Royal Wulff Bermuda Triangle Taper. Loads like you wouldn't believe - that is all I fish for floating lines on my salt rods weights 6 - 12.


----------



## dsim3240 (Nov 12, 2008)

XO with Coconut on the Royal wulff. Also the Rio saltwater taper or Warm water clouse taper work good for me. I would not over line your rod until you try a 7wt line with a haeay taper. It can cause you to have tailing loop problems.


----------



## 621Clay (Aug 9, 2011)

I have the temple fork Ticr-x series 9ft 7wt just fyi, sorry....


----------



## Billy Baroo (Apr 21, 2010)

White River from Bass Pro? 

If so that is a slow to medium action rod. Bass taper lines or Redfish SA line would be good. But truthfully get the Bass Pro white river bass line. Its like $29. Save your money to upgrade the rod. Then you can use the rod for a backup if something happens to your good rod.


----------



## Billy Baroo (Apr 21, 2010)

621Clay said:


> I have the temple fork Ticr-x series 9ft 7wt just fyi, sorry....


the Ticr-x isnt too bad of a rod. Perfect for jetty fishing or deeper water. But since it is a 7wt you might not be doing that. I have found the Ticr-x to rough at throwing at short targets but doesnt do so bad picking up alot of line. Any line with the emphasis on head taper will do what you want it to do.

good luck

PS, sign up on SA and RIO website for a free catalog. Or grab one at your local feather pusher store. ITs great bathroom reading material and outlines what each line is made to do...


----------



## Boboe (Feb 11, 2009)

Rio redfish taper. As a novice, you may not want to over-line your rod the redfish taper is very weight forward. It cuts wind nicely.


----------



## Canberra (Jan 27, 2013)

I would load up your line weight. So a 7wt rod go minimum 8wt, a 9wt would probably work. It is easier to cast a heavier line. You can go somewhat cheap on a rod but they have different actions. Don't go cheap on a line. Sharkskin cast really nice.


----------



## shallowist (May 28, 2009)

If you buy the Rio line, I wouldn't recommend over lining. There are lots of very good lines available currently. I have several Orvis lines, but recently switched over to the Scientific Anglers Mastery Saltwater Textured line. I have cast the Rio and most of the other lines for saltwater use and this is hands down my favorite line. Nice, Steep forward tape for making the shorter casts with a long rear taper for reaching out to distant fish as well. I have watched a noticeable increase in the casting of some of my regular customers since switching to this line. 

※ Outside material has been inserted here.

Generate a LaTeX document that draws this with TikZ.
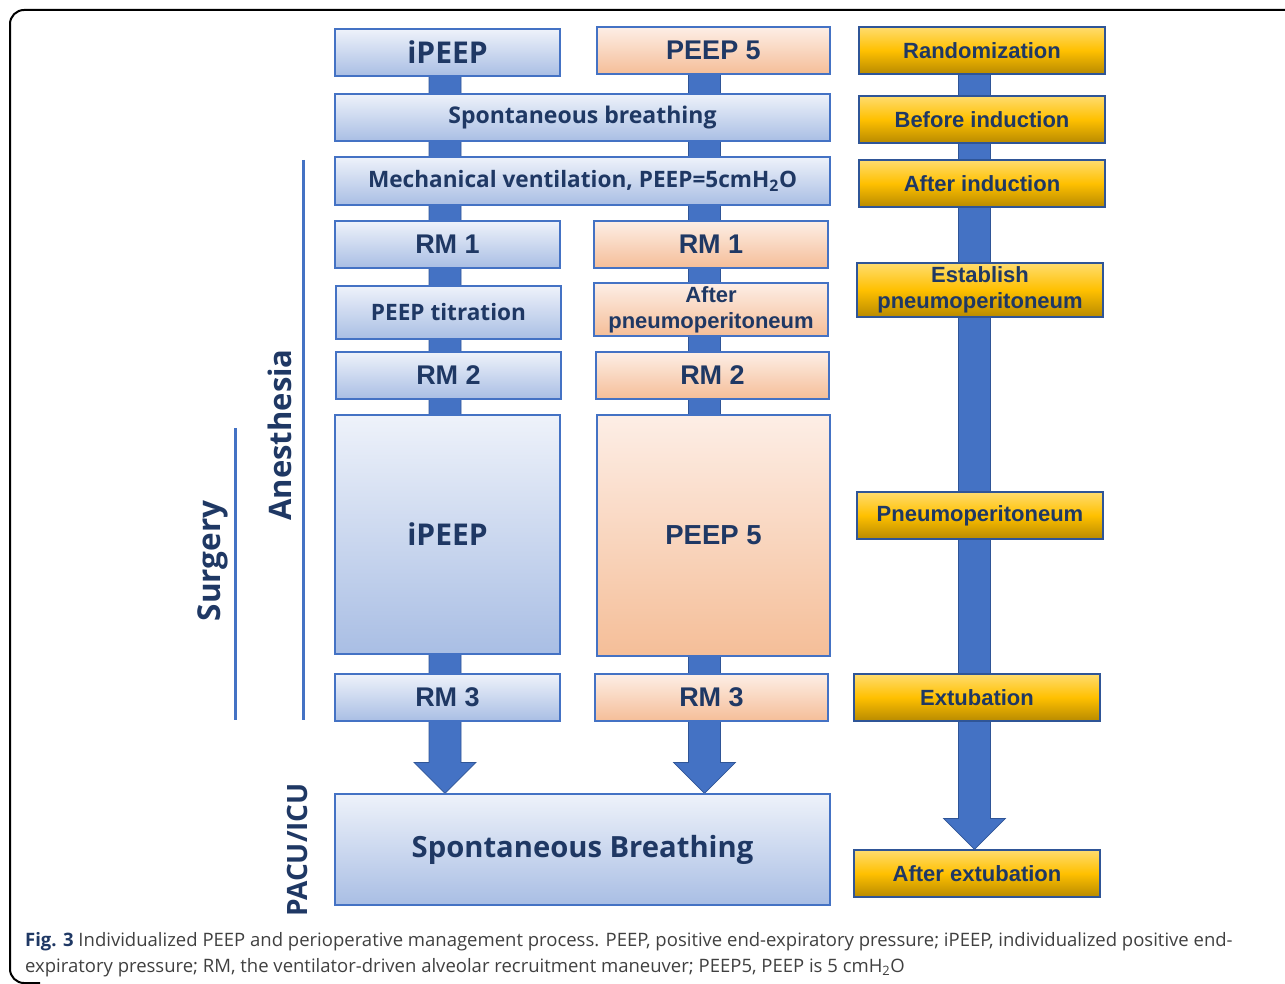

SA still makes lines that are appropriate for the weight rating on the box. I would say that many manufacturers have made a practice of making lines slightly heavier to aid anglers. Over time, as your casting improves, I feel like this is more of a hindrance than help.

The other concern on the Texas Coast is the season we fish and the fact that you may cast it in 90 degree weather as well as 50 degree weather. Some lines perform better across that spectrum of temperatures. 

Just my two cents.


----------